Name: Hugo Date: June 18, 2002 at 17:57:08 Pacific Subject: Realy Strange Network problem
Comment:
Yes it's mostly anoying . i've finaly got my Compaq armada up'n running with BeOS but now the only thing i cant get right is the network , I have a "Apollo 10/100M Fast ethernet card" pcmcia , should be NE2000 compatible ,, ohh and yes i'm connected to the internet via a broadband connection that supplyes a dhcp for the ip's and so on ..
so i put in my card and Be seams to find it right away , i try the dhcp-option .. but No! .. wont work , Well well i think and checks my other computers gateway/dns and so on .. so i give the armada a static ip. Now i can ping myself + all the other computers in the apartment and also use simple things like ftp/telnet and so on .. but here comes the strange thing ,, it only works in my apartment not if i try on an external ip like for example my neighbor.
and the only thing thats betwean us is my switch in the apartment and the main-switch in the house..
If you ping youself that ain't much but since you can ping with a static IP you are working so far.\ Set up an static IP at your neighbors and then I feel sure it will work. (warn that it may screw up his computer though,,, ya never know so don't do it) You are not getting DCHP services from your ISP. Some just don't work with beos for many reasons. We would need to learn more about your gateway.
Did you fill in all the blanks on you network setup? Fill in every block you can including name servers and host name. Use
If you ping youself that ain't much but since you can ping with a static IP you are working so far.\ Set up an static IP at your neighbors and then I feel sure it will work. (warn that it may screw up his computer though,,, ya never know so don't do it) You are not getting DCHP services from your ISP. Some just don't work with beos for many reasons. We would need to learn more about your gateway.
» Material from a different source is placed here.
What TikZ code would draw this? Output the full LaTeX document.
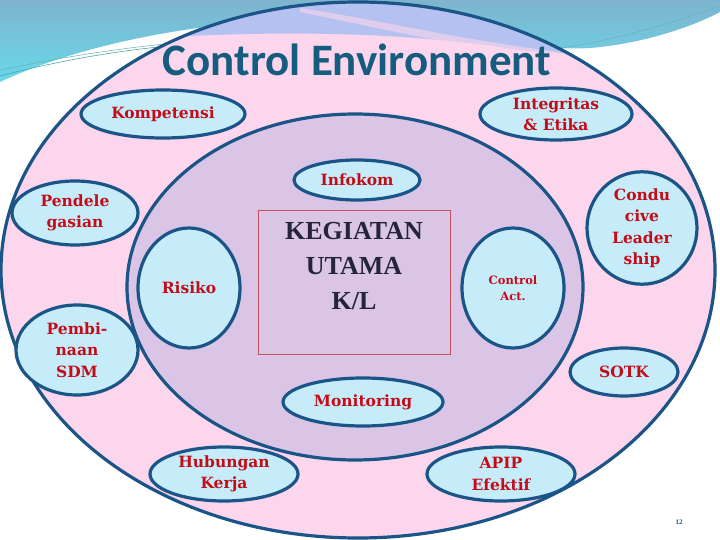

Did you fill in all the blanks on you network setup? Fill in every block you can including name servers and host name. Use any name if you don't know it.
Be aware that the BeOS DHCP client does not support some of the newer features defined in RFC2131--in particular, features that request certain client information. (Several older DHCP clients, written to conform to RFC 1541 standards, don't support some of these newer options. Windows NT's DHCP client wasn't even fully RFC2131 compliant until Service Pack 5.)
Many ISPs use an optional feature added in RFC2131 to try to verify that the system making the DHCP request actually has an account provisioned. Their DHCP servers are configured to refuse to fulfill a DHCP request if your DHCP client doesn't support this. AT&T Broadband used to do this, before they started using MAC addresses to verify subscriptions.
You might never get networking to work under BeOS using DHCP with your particular ISP if they're requiring your machine to respond to a query before fulfilling a DHCP request. If that happens to be the case, you'll have to assign your IP address manually.